Saved entries
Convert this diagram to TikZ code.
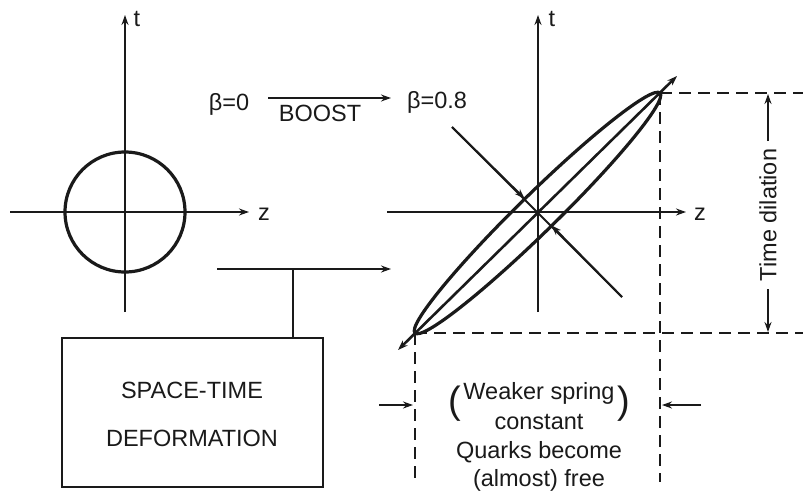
\documentclass[tikz,border=0pt]{standalone}
\usepackage{fontspec}
\setmainfont{Liberation Sans}
\usetikzlibrary{arrows.meta}
\definecolor{ink}{HTML}{1A1A1A}
\begin{document}
\begin{tikzpicture}[x=1pt,y=-1pt,
  ax/.style={line width=2pt, draw=ink},
  tip/.style={-{Stealth[length=10pt,width=7pt]}},
  dbl/.style={{Stealth[length=10pt,width=7pt]}-{Stealth[length=10pt,width=7pt]}},
  dsh/.style={line width=2pt, draw=ink, dash pattern=on 12pt off 7pt},
  lbl/.style={font=\fontsize{23.5}{28}\selectfont, text=ink, inner sep=0pt},
  heavy/.style={line width=3.2pt, draw=ink}]
\useasboundingbox[fill=white] (0,0) rectangle (803,493);

% ---------- left diagram ----------
\coordinate (lo) at (125,212);
\coordinate (ltb) at (125,312);
\coordinate (ltt) at (125,15);
\coordinate (lzl) at (10,212);
\coordinate (lzr) at (249,212);
\draw[ax,tip] (ltb) -- (ltt);
\draw[ax,tip] (lzl) -- (lzr);
\node[lbl] (lt) at (137,19) {t};
\node[lbl] (lz) at (264,214) {z};
\draw[heavy] (lo) circle[radius=60pt];

% ---------- boost ----------
\node[lbl,anchor=base] (b0) at (229,110) {β=0};
\coordinate (bs) at (268,98);
\coordinate (be) at (391,98);
\draw[ax,tip] (bs) -- (be);
\node[lbl] (boost) at (320,113) {BOOST};
\node[lbl,anchor=base] (b8) at (437,108) {β=0.8};

% ---------- right diagram ----------
\coordinate (ro) at (538,212);
\coordinate (rtb) at (538,312);
\coordinate (rtt) at (538,15);
\coordinate (rzl) at (387,212);
\coordinate (rzr) at (686,212);
\draw[ax,tip] (rtb) -- (rtt);
\draw[ax,tip] (rzl) -- (rzr);
\node[lbl] (rt) at (552,19) {t};
\node[lbl] (rz) at (700,214) {z};

\coordinate (E1) at (660,93);
\coordinate (E2) at (415,333);
\coordinate (EC) at (537.5,213);
\coordinate (M1) at (677,76);
\coordinate (M2) at (398,350);
\draw[heavy, rotate around={44.4:(EC)}] (EC) ellipse[x radius=171.5pt, y radius=19pt];
\draw[ax, line width=2.6pt, dbl] (M2) -- (M1);

\coordinate (P1) at (452,127);
\coordinate (P2) at (622,297);
\coordinate (Q1) at (524.5,198.5);
\coordinate (Q2) at (551.5,225.5);
\draw[ax] (P1) -- (P2);
\draw[ax,tip] (P1) -- (Q1);
\draw[ax,tip] (P2) -- (Q2);

% ---------- dashed guides ----------
\coordinate (Ar) at (803,93);
\coordinate (Br) at (803,333);
\coordinate (Ab) at (660,482);
\coordinate (Bb) at (415,482);
\draw[dsh] (E1) -- (Ar);
\draw[dsh] (E2) -- (Br);
\draw[dsh] (E1) -- (Ab);
\draw[dsh] (E2) -- (Bb);

% ---------- time dilation ----------
\node[lbl,rotate=90] (td) at (768,215) {Time dilation};
\coordinate (tdt) at (768,94);
\coordinate (tdb) at (768,332);
\draw[ax,tip] (768,141) -- (tdt);
\draw[ax,tip] (768,289) -- (tdb);

% ---------- width arrows ----------
\coordinate (wl0) at (379,405);
\coordinate (wl1) at (413,405);
\coordinate (wr0) at (701,405);
\coordinate (wr1) at (662,405);
\draw[ax,tip] (wl0) -- (wl1);
\draw[ax,tip] (wr0) -- (wr1);

\node[lbl] (w1) at (539,393) {Weaker spring};
\node[lbl] (w2) at (539,422) {constant};
\node[lbl] (w3) at (539,452) {Quarks become};
\node[lbl] (w4) at (539,480) {(almost) free};
\node[font=\fontsize{38}{42}\selectfont, text=ink, inner sep=0pt] (pl) at (455,404) {(};
\node[font=\fontsize{38}{42}\selectfont, text=ink, inner sep=0pt] (pr) at (624,404) {)};

% ---------- box ----------
\node[draw=ink, line width=2.4pt, minimum width=261pt, minimum height=149pt, inner sep=0pt] (box) at (192.5,412.5) {};
\node[lbl] (s1) at (192,390) {SPACE-TIME};
\node[lbl] (s2) at (192,438) {DEFORMATION};
\coordinate (jl) at (217,269);
\coordinate (jr) at (391,269);
\coordinate (jn) at (293,269);
\draw[ax,tip] (jl) -- (jr);
\draw[ax] (box.north -| jn) -- (jn);
\end{tikzpicture}
\end{document}
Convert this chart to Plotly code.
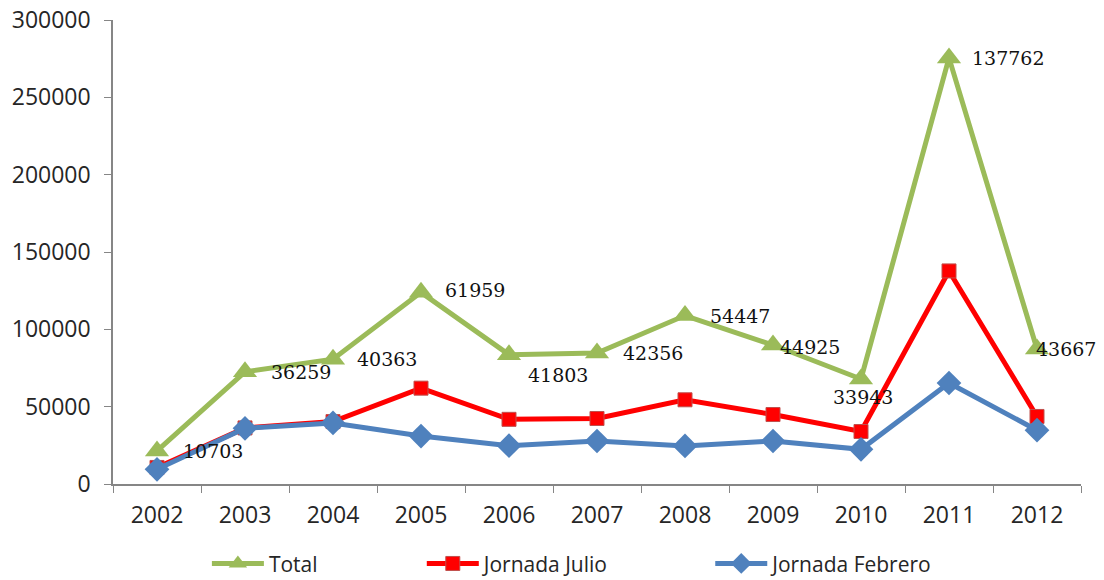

• _What you are asked to do_: Repeat the lines above exactly, and keep every picture out.

• _Answer for this exercise_:
Convert this diagram to TikZ code.
\documentclass[tikz,border=0pt]{standalone}
\usepackage{fontspec}
\setmainfont{Liberation Sans}
\usetikzlibrary{arrows.meta}
\definecolor{ink}{HTML}{1A1A1A}
\begin{document}
\begin{tikzpicture}[x=1pt,y=-1pt,
  ax/.style={line width=2pt, draw=ink},
  tip/.style={-{Stealth[length=10pt,width=7pt]}},
  dbl/.style={{Stealth[length=10pt,width=7pt]}-{Stealth[length=10pt,width=7pt]}},
  dsh/.style={line width=2pt, draw=ink, dash pattern=on 12pt off 7pt},
  lbl/.style={font=\fontsize{23.5}{28}\selectfont, text=ink, inner sep=0pt},
  heavy/.style={line width=3.2pt, draw=ink}]
\useasboundingbox[fill=white] (0,0) rectangle (803,493);

% ---------- left diagram ----------
\coordinate (lo) at (125,212);
\coordinate (ltb) at (125,312);
\coordinate (ltt) at (125,15);
\coordinate (lzl) at (10,212);
\coordinate (lzr) at (249,212);
\draw[ax,tip] (ltb) -- (ltt);
\draw[ax,tip] (lzl) -- (lzr);
\node[lbl] (lt) at (137,19) {t};
\node[lbl] (lz) at (264,214) {z};
\draw[heavy] (lo) circle[radius=60pt];

% ---------- boost ----------
\node[lbl,anchor=base] (b0) at (229,110) {β=0};
\coordinate (bs) at (268,98);
\coordinate (be) at (391,98);
\draw[ax,tip] (bs) -- (be);
\node[lbl] (boost) at (320,113) {BOOST};
\node[lbl,anchor=base] (b8) at (437,108) {β=0.8};

% ---------- right diagram ----------
\coordinate (ro) at (538,212);
\coordinate (rtb) at (538,312);
\coordinate (rtt) at (538,15);
\coordinate (rzl) at (387,212);
\coordinate (rzr) at (686,212);
\draw[ax,tip] (rtb) -- (rtt);
\draw[ax,tip] (rzl) -- (rzr);
\node[lbl] (rt) at (552,19) {t};
\node[lbl] (rz) at (700,214) {z};

\coordinate (E1) at (660,93);
\coordinate (E2) at (415,333);
\coordinate (EC) at (537.5,213);
\coordinate (M1) at (677,76);
\coordinate (M2) at (398,350);
\draw[heavy, rotate around={44.4:(EC)}] (EC) ellipse[x radius=171.5pt, y radius=19pt];
\draw[ax, line width=2.6pt, dbl] (M2) -- (M1);

\coordinate (P1) at (452,127);
\coordinate (P2) at (622,297);
\coordinate (Q1) at (524.5,198.5);
\coordinate (Q2) at (551.5,225.5);
\draw[ax] (P1) -- (P2);
\draw[ax,tip] (P1) -- (Q1);
\draw[ax,tip] (P2) -- (Q2);

% ---------- dashed guides ----------
\coordinate (Ar) at (803,93);
\coordinate (Br) at (803,333);
\coordinate (Ab) at (660,482);
\coordinate (Bb) at (415,482);
\draw[dsh] (E1) -- (Ar);
\draw[dsh] (E2) -- (Br);
\draw[dsh] (E1) -- (Ab);
\draw[dsh] (E2) -- (Bb);

% ---------- time dilation ----------
\node[lbl,rotate=90] (td) at (768,215) {Time dilation};
\coordinate (tdt) at (768,94);
\coordinate (tdb) at (768,332);
\draw[ax,tip] (768,141) -- (tdt);
\draw[ax,tip] (768,289) -- (tdb);

% ---------- width arrows ----------
\coordinate (wl0) at (379,405);
\coordinate (wl1) at (413,405);
\coordinate (wr0) at (701,405);
\coordinate (wr1) at (662,405);
\draw[ax,tip] (wl0) -- (wl1);
\draw[ax,tip] (wr0) -- (wr1);

\node[lbl] (w1) at (539,393) {Weaker spring};
\node[lbl] (w2) at (539,422) {constant};
\node[lbl] (w3) at (539,452) {Quarks become};
\node[lbl] (w4) at (539,480) {(almost) free};
\node[font=\fontsize{38}{42}\selectfont, text=ink, inner sep=0pt] (pl) at (455,404) {(};
\node[font=\fontsize{38}{42}\selectfont, text=ink, inner sep=0pt] (pr) at (624,404) {)};

% ---------- box ----------
\node[draw=ink, line width=2.4pt, minimum width=261pt, minimum height=149pt, inner sep=0pt] (box) at (192.5,412.5) {};
\node[lbl] (s1) at (192,390) {SPACE-TIME};
\node[lbl] (s2) at (192,438) {DEFORMATION};
\coordinate (jl) at (217,269);
\coordinate (jr) at (391,269);
\coordinate (jn) at (293,269);
\draw[ax,tip] (jl) -- (jr);
\draw[ax] (box.north -| jn) -- (jn);
\end{tikzpicture}
\end{document}
Convert this chart to Plotly code.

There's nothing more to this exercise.